Rubber for delivery in September lost 2.9 percent to end at 245.2 yen a kilogram ($2,502 a metric ton) on the Tokyo Commodity Exchange, the lowest settlement for the most-active contract since Nov. 13. Futures fell 11 percent in the five days, extending this year’s losses to 19 percent.
Copper in London fell below $7,000 for the first time in almost 18 months on weak economic data from Europe to China, the biggest consumer of metals and rubber. West Texas Intermediate crude fluctuated near the lowest level in four months. The global economy will expand 3.3 percent this year, less than the 3.5 percent forecast in January, the International Monetary Fund said April 16. The IMF cut its forecast for China’s 2013 growth to 8 percent from 8.2 percent.
“Sentiment is bearish for commodities, weighing on rubber,” Ker Chung Yang, an analyst at Phillip Futures Pte, said by phone from Singapore. Prices are also pressured by the high levels of rubber stockpiles, he said.

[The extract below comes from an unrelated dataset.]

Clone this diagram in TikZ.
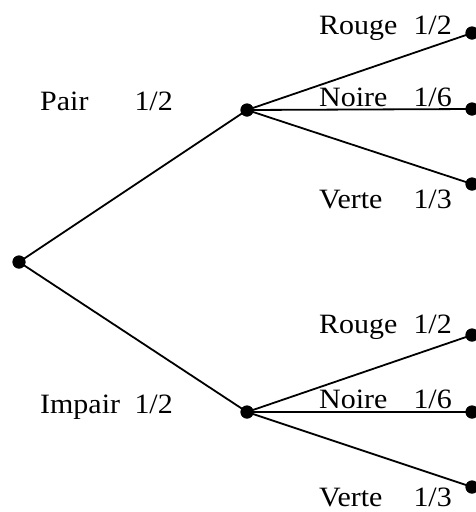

Global inventories are set to climb to 2.17 million tons in 2014, the highest in 13 years, as production exceeds consumption through next year, London-based industry adviser The Rubber Economist said last week. Stockpiles at Qingdao, China’s largest hub for rubber, climbed to a record 366,900 tons by April 15, according to the Qingdao International Rubber Exchange Market.
Rubber for September delivery on the Shanghai Futures Exchange fell by the daily-price limit. The contract for September delivery lost as much as 3.4 percent to 18,575 yuan ($3,005) a ton before closing at 18,725 yuan.
Thai rubber free-on-board lost 3 percent to 79.50 baht ($2.76) a kilogram, the lowest since October 2009, according to Rubber Research Institute of Thailand data compiled by Bloomberg.